The U.S. Department of Justice filed its long-awaited antitrust lawsuit against Google on Tuesday, accusing the tech giant of abusing its dominance in online search, and sparking a sense of déjà-vu in Europe.

The DOJ complaint accuses Google of locking out competitors through contracts to preset Google as the default general search engine on billions of mobile devices and computers. Google called the action “a deeply flawed lawsuit that would do nothing to help consumers.”

A large part of the U.S. case is similar to the European Commission’s Android decision, in which Google was fined €4.34 billion in 2018 for using anticompetitive agreements to cement its dominant position as a search engine.

“The DOJ’s case seems to be a somewhat simplified version of the EC’s Android case: an exclusive dealing, tying/bundling case. But with more recent evidence,” said Thomas Vinje, an antitrust lawyer at Clifford Chance who acted for FairSearch, the lead complainant in the European Android case.

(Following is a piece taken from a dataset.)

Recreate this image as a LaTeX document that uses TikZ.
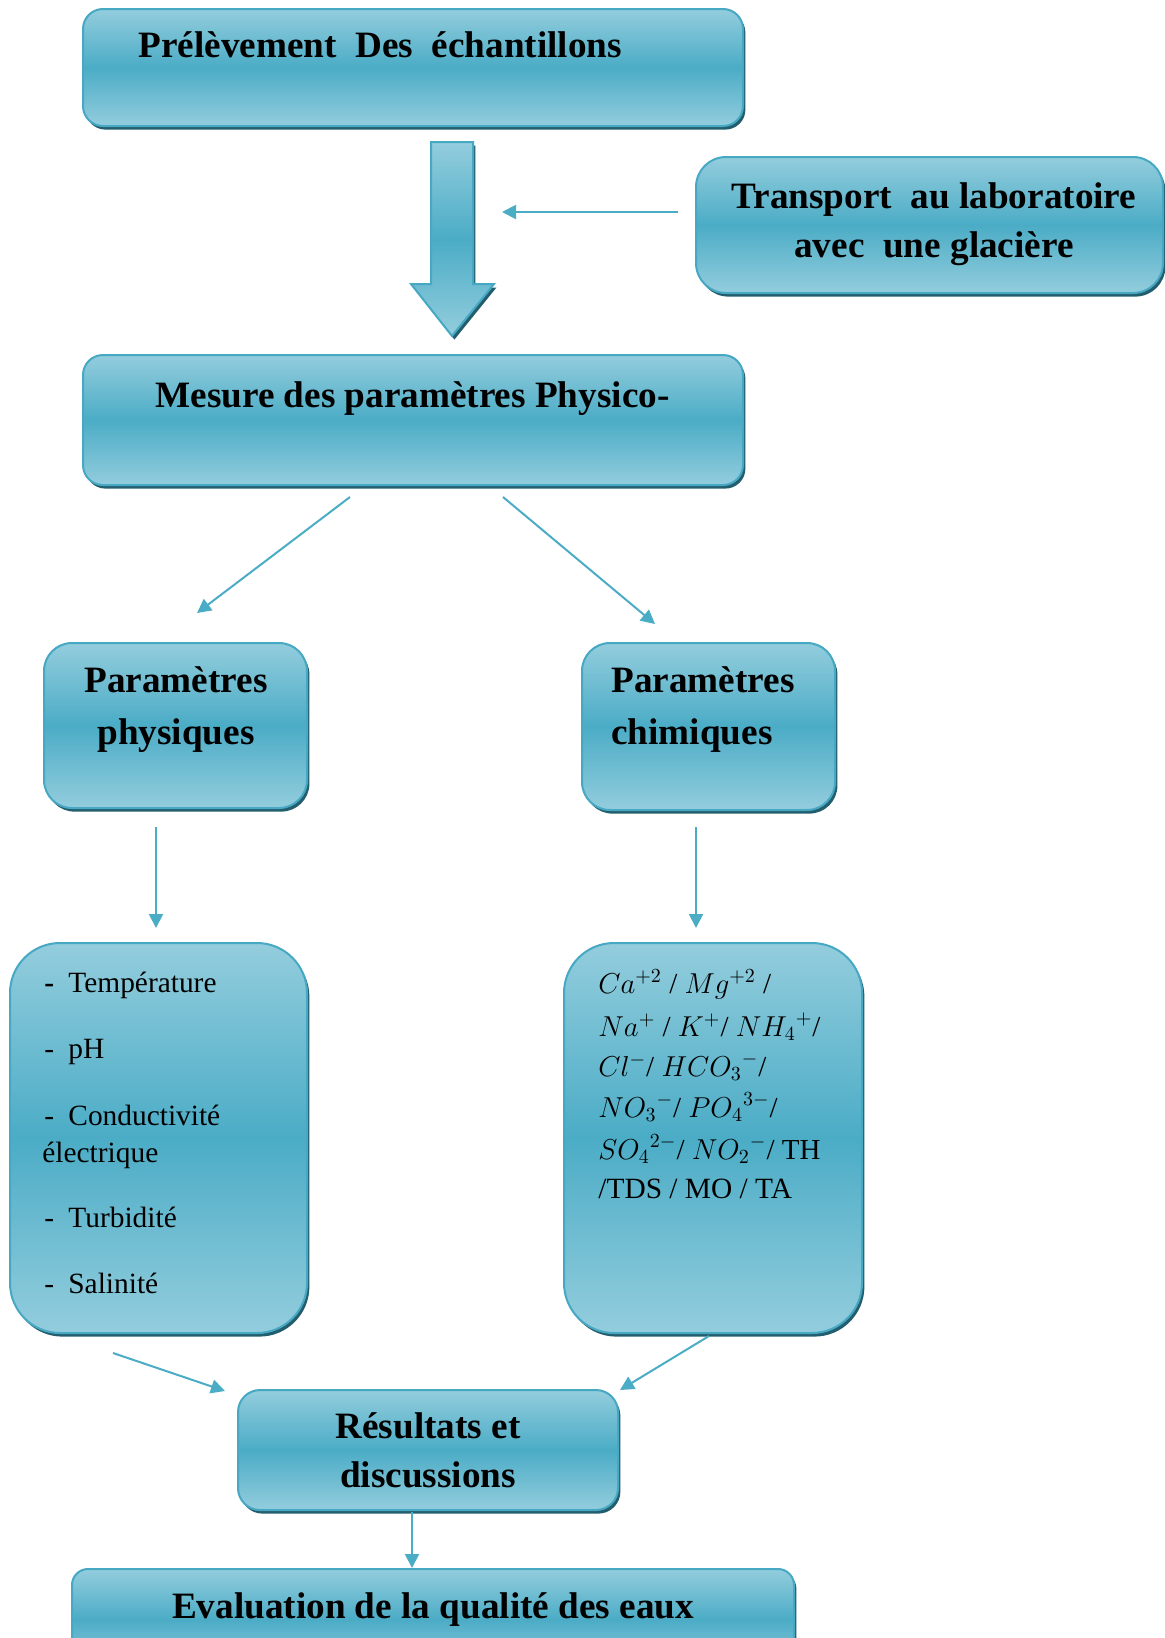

“The DOJ is looking at Google with a European eye,” according to Johnny Ryan from the Irish Council for Civil Liberties. The U.S. action “repeats many of the same issues previously tackled by the European Commission,” Ryan said, alluding to the role of economies of scale, Google’s ability to control distribution, and to data protection.

The U.S. case shows “how little has changed” in the past 10 years, said Damien Geradin, a competition lawyer in Brussels. The U.S. action “deals with many concerns that were expressed to the European Commission as early as 2010,” he said.

The European Commission opened a first case against Google in 2010, arguing that the tech giant unfairly promoted its shopping service over rivals. In 2015, it opened a second case and ruled in 2018 that Google abused its dominant position in Android operating system to “cement the dominance of its search engine.” Brussels opened a third case in 2016 looking at how Google restricted rivals from placing their search adverts on third-party websites.

The DOJ “needs to learn a fundamental lesson from the European Commission’s experience: It’s one thing to find a major antitrust violation, but it’s another to impose remedies that actually make any difference,” said Vinje, the antitrust lawyer.